Geomagnetic activity was elevated through the session but propagation seemed to be quite good with trans-Atlantic reports to and from Europe during the North American evening for the north east, strong domestic conditions, and an open path to JA from KH6. Doug, K4LY / WH2XZO, reported 4 decodes from WH2XCR in KH6 and a record +3 db S/N decode from ZF1EJ. Still, some stations reported elevated noise levels which made operating a challenge. Ken, SWL/K9, in Indiana reports a dusting of snow that increases his noise level by 9 db.
The Kyoto DST moved negative but began recovery through the session. The Space Weather Prediction Center indicated a southerly Bz component through the session and solar wind speed dropped below 500 km/s.
Following the lead of Paul, W0RW / WA2XRM, from the previous session, I decided to run QRSS10 through the daylight hours.
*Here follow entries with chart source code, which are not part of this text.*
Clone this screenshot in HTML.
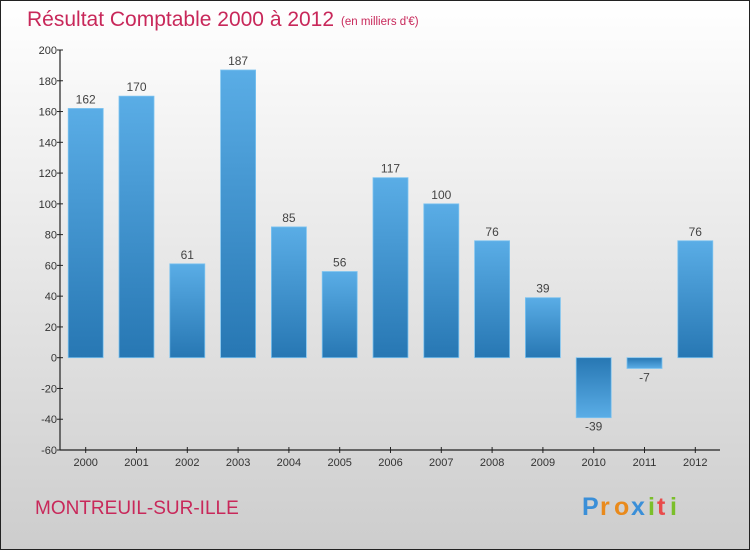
<!DOCTYPE html>
<html><head><meta charset="utf-8"><style>
body{margin:0}
#c{width:750px;height:550px;position:relative;font-family:"Liberation Sans","DejaVu Sans",sans-serif}
</style></head><body>
<div id="c">
<svg id="s" width="750" height="550" xmlns="http://www.w3.org/2000/svg" font-family="Liberation Sans, DejaVu Sans, sans-serif">
<defs>
<linearGradient id="bg" x1="0" y1="0" x2="0" y2="1"><stop offset="0" stop-color="#ffffff"/><stop offset="1" stop-color="#cdcdcd"/></linearGradient>
<linearGradient id="bar" x1="0" y1="0" x2="0" y2="1"><stop offset="0" stop-color="#5aade6"/><stop offset="1" stop-color="#2777b3"/></linearGradient>
<linearGradient id="barn" x1="0" y1="0" x2="0" y2="1"><stop offset="0" stop-color="#2777b3"/><stop offset="1" stop-color="#5aade6"/></linearGradient>
</defs>
<rect x="0.5" y="0.5" width="749" height="549" fill="url(#bg)" stroke="#222"/>
<text x="27" y="26" font-size="21" fill="#c8285a">Résultat Comptable 2000 à 2012</text>
<text x="341" y="25" font-size="11.5" fill="#c8285a">(en milliers d'€)</text>
<text x="35" y="514" font-size="19" fill="#c8285a">MONTREUIL-SUR-ILLE</text>
<g font-size="25" font-weight="bold">
<text x="582" y="515" fill="#3a8fd8">P</text><text x="600" y="515" fill="#e98a1c">r</text><text x="614" y="515" fill="#e98a1c">o</text><text x="631" y="515" fill="#3a8fd8">x</text><text x="648" y="515" fill="#7bbf2a">i</text><text x="657" y="515" fill="#e94b4b">t</text><text x="670" y="515" fill="#7bbf2a">i</text>
</g>
<g id="plot"></g>
</svg>
</div>
<script>
const categories=["2000","2001","2002","2003","2004","2005","2006","2007","2008","2009","2010","2011","2012"];
const values=[162,170,61,187,85,56,117,100,76,39,-39,-7,76];
const yTicks=[200,180,160,140,120,100,80,60,40,20,0,-20,-40,-60];
{
const yMin=-60,yMax=200,plotTop=50,plotBottom=450,axisX=60;
const x0=85.7,step=50.8,bw=35;
function y(v){return plotTop+(yMax-v)*(plotBottom-plotTop)/(yMax-yMin);}
function xc(i){return x0+i*step;}
const NS="http://www.w3.org/2000/svg";
const g=document.getElementById('plot');
function mk(t,a){const e=document.createElementNS(NS,t);for(const k in a)e.setAttribute(k,a[k]);g.appendChild(e);return e;}
values.forEach((v,i)=>{
  const y0=y(0),yv=y(v);
  const r=mk('rect',{x:xc(i)-bw/2,y:Math.min(y0,yv),width:bw,height:Math.abs(y0-yv),fill:v>=0?'url(#bar)':'url(#barn)',stroke:'#7cc3f0','stroke-width':0.8});
  
  
  const t=mk('text',{x:xc(i),y:v>=0?yv-5:yv+13,'text-anchor':'middle','font-size':12,fill:'#444'});
  t.textContent=v;
  
  
  const tk=mk('line',{x1:xc(i),x2:xc(i),y1:plotBottom-3,y2:plotBottom+3,stroke:'#222'});
  
  
  const xl=mk('text',{x:xc(i),y:plotBottom+16,'text-anchor':'middle','font-size':11,fill:'#333'});
  xl.textContent=categories[i];
  
  
});
yTicks.forEach(v=>{
  const l=mk('line',{x1:axisX-3,x2:axisX+3,y1:y(v),y2:y(v),stroke:'#222'});
  
  
  const t=mk('text',{x:axisX-3,y:y(v)+4,'text-anchor':'end','font-size':11,fill:'#333'});
  t.textContent=v;
  
  
});
const ya=mk('line',{x1:axisX,x2:axisX,y1:plotTop,y2:plotBottom,stroke:'#222','stroke-width':1.2});


const xa=mk('line',{x1:axisX,x2:720,y1:plotBottom,y2:plotBottom,stroke:'#222','stroke-width':1.2});


}
</script>
</body></html>
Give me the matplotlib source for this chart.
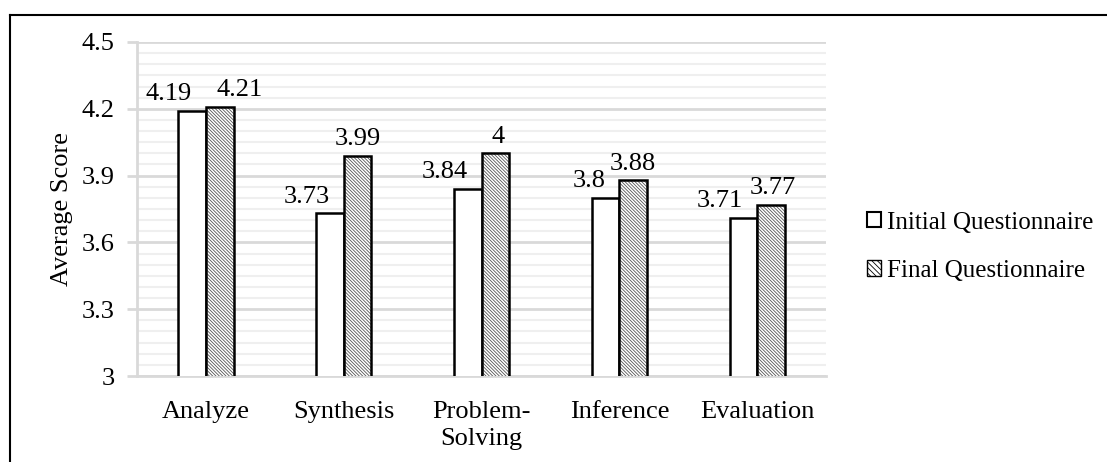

I had originally planned on QRSS30 but decided that would be too ambitious as the software estimated that the transmit time would be 19 minutes per cycle. I’ve never been comfortable with a commercial HF rig operating as an exciter remaining in transmit, even with a low level carrier, for long periods of time and its one of the reasons I will likely never run WSPR15. As you will also see, my station is not cut out for a high degree of frequency stability so its a moot point.
After Paul completed his successful overnight QRSS cycle at 1400z, I started QRSS10 on 474.5 kHz and got a relatively quick report from Ken, SWL/K9:
You can see a slight amount of bowing in the signal but its relatively stable. Its presumed that Ken’s receiver is set to 473.5 kHz. I knew that I was probably running 20-30 Hz high and fortunately he got this early capture to confirm that. My exciter does not have a high stability oscillator or external GPS reference option like many modern rigs. I do use a GPS reference on the transmit downconverter to limit the frequency movement to a single piece of hardware, specifically the exciter. Generally speaking, the exciter remains stable through a session. If I am 20 Hz high at the beginning of the session, I will be 20 Hz high at the end of the session. The frequency stability issue did have its consequences in that no one knew were I was actually transmitting. One of the complications is that the Argo waterfall has a limited band spread based on the speed selected. Long story short, I remained outside of the window of many grabbers through the bulk of the day but found my way as late afternoon approached.
I also received screen shots of my arcing, drifting signal from several other stations:
At 2215z Jim, W5EST, requested a cycle or two of QRSS30. Why not? I was sitting at the console. If a meltdown were imminent, I was monitoring the conditions and could shut down. I received two shots of my two QRSS30 arcs:
WSPR participation was high through the session, with 56 MF WSPR stations reported by WSPRnet at 0400z. Regional and continental WSPR activity follows:
The trans-Atlantic path was very active through this session. Mike, WA3TTS, indicated that this was the best opening since the October path to DH5RAE at his station.
Mike, WA3TTS, sent these waterfall shots of his trans-Atlantic reception reports:
In the Caribbean, Eden, ZF1EJ, reported a number of distant stations including, VE7BDQ, VE7CNF, and WH2XCR. He was also joined by Roger, ZF1RC.
Laurence, KL7L / WE2XPQ, indicates that conditions in Alaska were poor to fair for the session:
Merv, K9FD/KH6 / WH2XCR, had another very strong night, with reports into the eastern US and JA:
Phil, VK3ELV, continues to see an open path to JA. Its my belief that as long as this path remains open, the possibility of reports from VK in KH6 remain a possibility. Noise in VK will determine the probability of reciprocity, however, and reports indicate that the noise levels is increasing significantly there.
Neil, W0YSE/7 / WG2XSV, reported QRSS activity with John, VE7BDQ, through the North American evening.
The band was exceptionally quiet through the CW session here at 1100z. Bill, N3CXV / WH2XRR, reported that my CW was RST 559 and airchair copy at 1131z. My CW sked at 1130z was completed at 1200z and I returned to WSPR2 for the daytime session.
John, WA3ETD / WG2XKA, indicated that the path to the Pacific Northwest appeared to be open and activity levels appeared to have returned to normal in North America.
Ken, K5DNL / WG2XXM, reports that he is still experience match problems due to recent flooding and is operating at reduced power.